Prompt Programming as a New Software Development Paradigm

The authors propose that prompt programming is distinguished from conventional programming by several unique characteristics. In this context, prompts are not merely simple instructions but represent a programmatic entity that encapsulates specific behavior patterns required from FMs to accomplish specified tasks. The paper offers critical insights into the intrinsic nature of prompt programming:

  1. Developer Mental Models: Developers form mental models of FM behavior through iterative interactions, yet these models are consistently found to be unreliable. This unreliability raises challenges in predicting the FM's responses accurately despite repeated prompt iterations and tests.
  2. Model and Prompt Characteristics: FMs exhibit varying qualities and competencies, which become apparent through interaction. Prompts are sensitive to nuances and often fragile, which means that they may break or perform unexpectedly due to minimal changes in the prompt wording or due to changes in the underlying model.
  3. Development Process: The development of prompts is highly iterative, rapid, and often unsystematic, contrasting with the more structured methods traditional programming employs.
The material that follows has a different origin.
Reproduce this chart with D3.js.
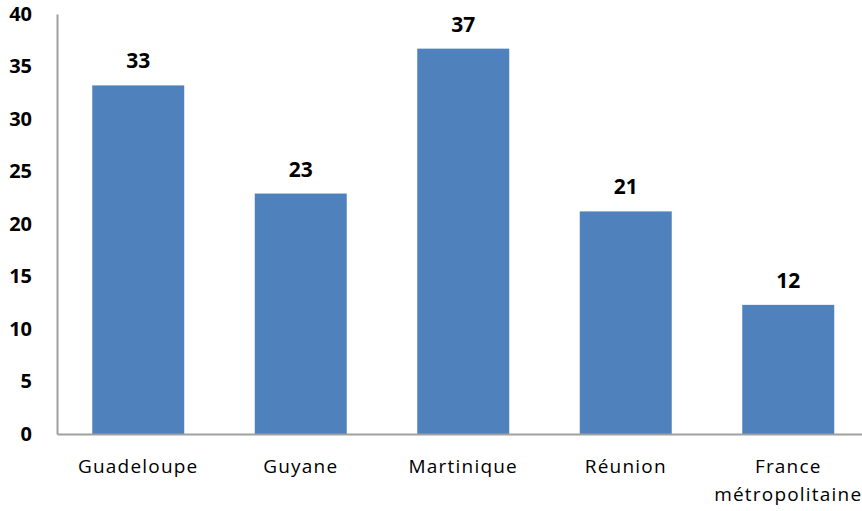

Additionally, development is compounded by difficulties in debugging and confirming fault localization within prompts, which lacks the systematic tools customarily utilized in software debugging.
  4. Diverse Testing and Evaluation: Prompt programs necessitate multifaceted evaluation strategies encompassing both qualitative assessment and quantitative metrics testing across varying scopes. The need for dataset curation becomes critical, emphasizing the importance of high-quality and task-representative data streams.

Implications and Future Directions

The analysis indicates that prompt programming diverges considerably from traditional programming paradigms, necessitating new approaches and tool support to address the unique challenges it presents. The findings provide practical implications:

  • Tool Development: There is a clear need for novel development tools facilitating prompt management, debugging, evaluation, and collaboration in the context of prompt chains. These tools should define mechanisms to manage rapid iteration effectively while maintaining version control and tracking change histories.
  • Educational Insights: Educational programs must evolve to incorporate prompt programming, fostering essential skills that merge programming intuition with empirical evaluation to harness FMs effectively. Teaching strategies could incorporate experiential learning methodologies to expedite prompt intuition development.
  • Cross-discipline Collaboration: The prompt programming field would benefit from interdisciplinary collaboration, integrating insights from software engineering, machine learning, and human-computer interaction communities to enhance tool support for prompt programming activities.

The investigation elucidates prompt programming as a distinct subfield of software development, emphasizing its interdisciplinary nature and distinct challenges. Future research should continue to explore refined methodologies and tools to further embed prompt programming into mainstream software engineering practice. The paper significantly contributes to understanding how integrating FMs can shape new programming methodologies, potentially redefining how developers engage with models at the intersection of natural language processing and software engineering.